The Evil One will do everything he can to entice you. He will come and whisper in your ear and tell you that things are ok, and that if you sin just this once, it will be ok. In this, he is a wolf in sheep’s clothing, as our Lord describes. Reject the Evil One. When he pursues us, we must cling to the Cross, in order that we may come into our inheritance, that we may produce good fruit.
Fortify yourselves. Make good use of the sacraments; train yourselves and those dear to you in the practice and in the habit of the virtues. In a few minutes you will come forward to receive our Lord in the Sacrament. Before you do this, you will be asked to confess your sins to almighty God, with the intent of living in charity with your neighbor, following God’s commandments, and walking in God’s ways. We will confess that we have sinned, and we will ask God to forgive us our offenses, and we will ask for help “to walk in newness of life”.
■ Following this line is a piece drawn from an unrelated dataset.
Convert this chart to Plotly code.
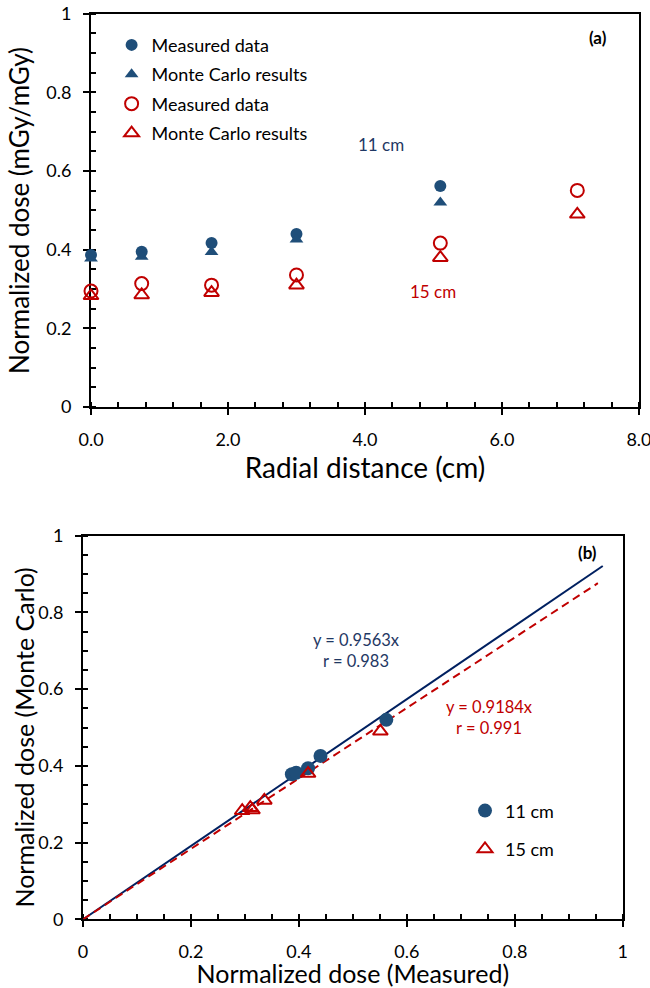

It is this walking “in newness of life” that we are to work out in our lives, that we may bear good fruit, and do the will of Almighty God, not only in the big things, the things involving marriage and money, but also in the mundane, ordinary, every-day things. If we allow ourselves to be faithful in the small things, it will make being faithful in the extraordinary things so much easier, and it will help us to see that to which all the saints, the martyrs, the prophets, and the patriarchs have pointed: the Vision Glorious. May we come to sing with Blessed John Keble:
Hail, gladdening Light, of His pure glory poured Who is the immortal Father, heavenly, blest, Holiest of Holies – Jesus Christ our Lord! Now we are come to the sun’s hour of rest; The lights of evening round us shine; We hymn the Father, Son, and Holy Spirit divine! Worthiest art thou at all times to be sung With undefiled tongue, Son of our God, giver of life, alone: Therefore in all the world thy glories, Lord, they own.+ In the name of the Father, and of the Son, and of the Holy Ghost. Amen.